At therapeutic concentrations, the antineoplastic agent taxol selectively perturbs mitotic spindle microtubules. Taxol has recently been shown to induce apoptosis, similar to the mechanism of cell death induced by other antineoplastic agents. However, taxol has shown efficacy against drug-refractory cancers, raising the possibility that this pharmacological agent may trigger an alternative apoptotic pathway.

The kinetics and IC₅₀ of mitotic (M) block, aberrant mitosis, and cytotoxicity following taxol treatment were analyzed in human cell lines as well as normal mouse embryo fibroblasts (MEFs) and MEFs derived from p53-null mice. Apoptosis was followed by DNA gel electrophoresis and by in situ DNA end-labeling (TUNEL).

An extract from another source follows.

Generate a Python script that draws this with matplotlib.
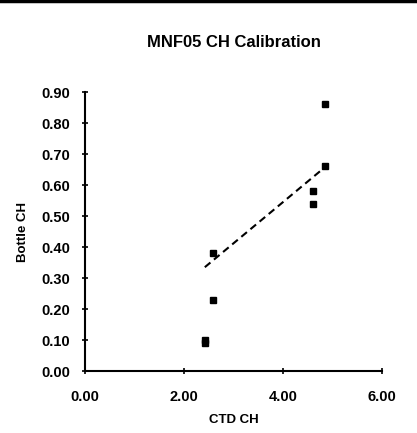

Taxol induced two forms of cell cycle arrest: either directly in early M at prophase or, for those cells progressing through aberrant mitosis, arrest in G₁ as multimininucleated cells. TUNEL labeling revealed that DNA nicking occurred within 30 min of the arrest in prophase. In contrast, G₁-arrested, multimininucleated cells became TUNEL positive only after several days. In the subset of cells that became blocked directly in prophase, both wt p53-expressing and p53-null MEFs responded similarly to taxol, showing rapid onset of DNA nicking and apoptosis. However, p53-null MEFs progressing through aberrant mitosis failed to arrest in the subsequent G₁ phase or to become TUNEL positive, and remained viable.

Taxol induces two forms of cell cycle arrest, which in turn induce two independent apoptotic pathways. Arrest in prophase induces rapid onset of a p53-independent pathway, whereas G₁-block and the resulting slow (3–5 days) apoptotic pathway are p53 dependent.